** START OF SUPPLIED MATERIAL **

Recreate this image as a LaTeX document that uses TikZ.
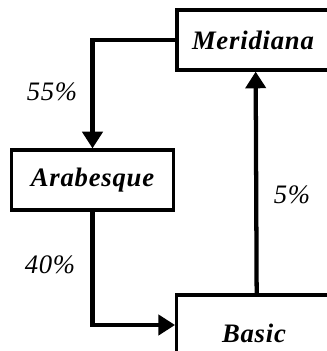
\documentclass[tikz,border=0pt]{standalone}
\usepackage{fontspec}
\setmainfont{Liberation Serif}
\usetikzlibrary{arrows.meta,positioning}

\begin{document}
\begin{tikzpicture}[x=0.75pt,y=-0.75pt,
box/.style={
rectangle,
draw,
line width=2.4pt,
inner sep=0pt,
font=\fontsize{20}{24}\selectfont\bfseries\itshape\addfontfeatures{LetterSpace=3}
},
to/.style={-{Triangle[length=12.5pt,width=15pt]},line width=3.2pt},
pct/.style={font=\fontsize{20}{24}\selectfont\itshape\addfontfeatures{LetterSpace=3}},
]
\useasboundingbox (0,0) rectangle (327,351);
\clip (0,0) rectangle (327,351);
\node (meridiana) [box,minimum width=114pt,minimum height=45pt] at (253,40) {Meridiana};
\node (arabesque) [box,minimum width=121pt,minimum height=45pt] at (92.5,180) {Arabesque};
\node (basic) [box,minimum width=116pt,minimum height=57pt] at (254,333) {Basic};
\node (p55) [pct] at (52,92) {55\%};
\node (p40) [pct] at (50,265) {40\%};
\node (p5) [pct] at (292,195) {5\%};
\draw[to] (meridiana.west) -| (arabesque.north);
\draw[to] (arabesque.south) |- ([yshift=6pt]basic.west);
\draw[to] ([xshift=2pt]basic.north) -- ([xshift=2pt]meridiana.south);
\end{tikzpicture}
\end{document}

** END OF SUPPLIED MATERIAL **

• [TASK BRIEF]: Exclude the images, then output the data above word for word.

• [REPLY]:
Recreate this image as a LaTeX document that uses TikZ.
\documentclass[tikz,border=0pt]{standalone}
\usepackage{fontspec}
\setmainfont{Liberation Serif}
\usetikzlibrary{arrows.meta,positioning}

\begin{document}
\begin{tikzpicture}[x=0.75pt,y=-0.75pt,
box/.style={
rectangle,
draw,
line width=2.4pt,
inner sep=0pt,
font=\fontsize{20}{24}\selectfont\bfseries\itshape\addfontfeatures{LetterSpace=3}
},
to/.style={-{Triangle[length=12.5pt,width=15pt]},line width=3.2pt},
pct/.style={font=\fontsize{20}{24}\selectfont\itshape\addfontfeatures{LetterSpace=3}},
]
\useasboundingbox (0,0) rectangle (327,351);
\clip (0,0) rectangle (327,351);
\node (meridiana) [box,minimum width=114pt,minimum height=45pt] at (253,40) {Meridiana};
\node (arabesque) [box,minimum width=121pt,minimum height=45pt] at (92.5,180) {Arabesque};
\node (basic) [box,minimum width=116pt,minimum height=57pt] at (254,333) {Basic};
\node (p55) [pct] at (52,92) {55\%};
\node (p40) [pct] at (50,265) {40\%};
\node (p5) [pct] at (292,195) {5\%};
\draw[to] (meridiana.west) -| (arabesque.north);
\draw[to] (arabesque.south) |- ([yshift=6pt]basic.west);
\draw[to] ([xshift=2pt]basic.north) -- ([xshift=2pt]meridiana.south);
\end{tikzpicture}
\end{document}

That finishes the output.